A NIR-to-VIS face recognition via part adaptive and relation attention module
This addresses domain discrepancy in face recognition for surveillance applications, but it is incremental as it builds on existing methods for extracting domain-invariant features.
The paper tackled the problem of heterogeneous face recognition (HFR) between near-infrared (NIR) and visible-light (VIS) images, especially under pose and emotion variations, by proposing a part relation attention module and component adaptive triplet loss, achieving performance improvements on CASIA NIR-VIS 2.0 and superior results on BUAA-VisNir.
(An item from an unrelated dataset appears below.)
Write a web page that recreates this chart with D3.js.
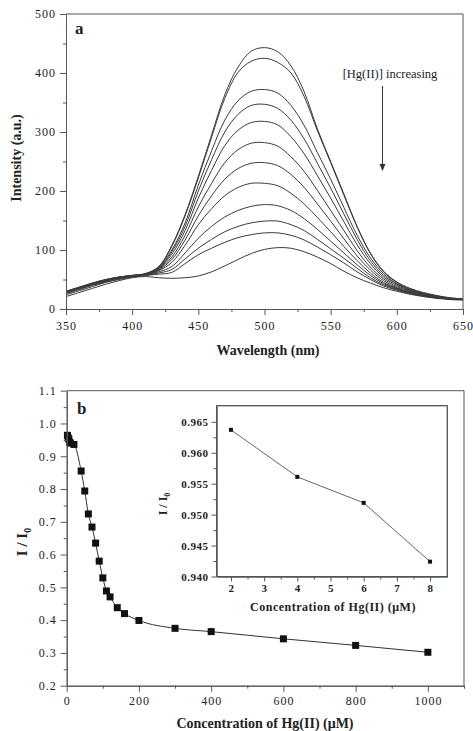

In the face recognition application scenario, we need to process facial images captured in various conditions, such as at night by near-infrared (NIR) surveillance cameras. The illumination difference between NIR and visible-light (VIS) causes a domain gap between facial images, and the variations in pose and emotion also make facial matching more difficult. Heterogeneous face recognition (HFR) has difficulties in domain discrepancy, and many studies have focused on extracting domain-invariant features, such as facial part relational information. However, when pose variation occurs, the facial component position changes, and a different part relation is extracted. In this paper, we propose a part relation attention module that crops facial parts obtained through a semantic mask and performs relational modeling using each of these representative features. Furthermore, we suggest component adaptive triplet loss function using adaptive weights for each part to reduce the intra-class identity regardless of the domain as well as pose. Finally, our method exhibits a performance improvement in the CASIA NIR-VIS 2.0 and achieves superior result in the BUAA-VisNir with large pose and emotion variations.